- Directed by: Idrissa Ouedraogo
- Written by: Idrissa Ouedraogo; Santiago Amigorena; Olivier Lorelle;
- Produced by: Idrissa Ouedraogo
- Starring: Vusi Kunene; David Mohloki;
- Cinematography: Pierre-Laurent Chénieux
- Edited by: Monica Coleman
- Music by: Wally Badarou
- Distributed by: PolyGram Film Distribution
- Release dates: October 22, 1997 (France); March 5, 1999 (UK);
- Running time: 93 minutes
- Countries: Burkina Faso; France;
- Language: English

= Kini and Adams =

Kini and Adams is a 1997 Burkinabé drama film directed by Idrissa Ouedraogo. It was filmed in Zimbabwe in English language.

==Plot==
Somewhere in southern Africa, in a huge region populated by poor peasants, two friends dream of a better life, far from their village, and decide to leave and make their dream come true. In order to leave, they attempt to repair an old car with second-hand spare parts, but their family and friends make fun of them.
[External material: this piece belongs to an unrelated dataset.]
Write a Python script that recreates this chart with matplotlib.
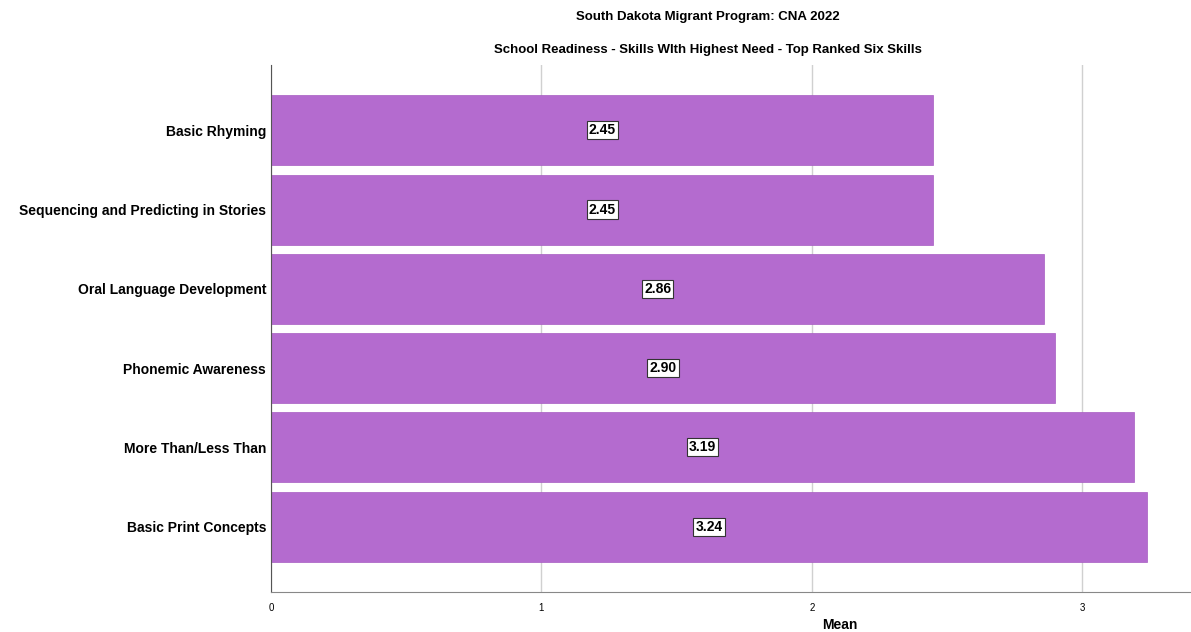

Little by little, their impetus dies down and so does their friendship. Finally, bitterness and jealousy put an end to the friendship between the two men and they become fierce enemies.

==Cast==
- Vusi Kunene as Kini
- David Mohloki as Adams
- Nthati Moshesh as Aida
- John Kani as Ben
- Netsayi Chigwendere as Binja
- Fidelis Cheza as Tapera
- Sibongile Mlambo as Bongi
- Simon Shumba as Pedlar
- Walter Muparutsa as Big Oaf
- Tisa Chifunyise as Big Oaf's Wife

==Reception==
For this film, Idrissa Ouedraogo was nominated for the Palme d'Or at the 1997 Cannes Film Festival and won the Jury prize at the 1998 Bermuda International Film Festival.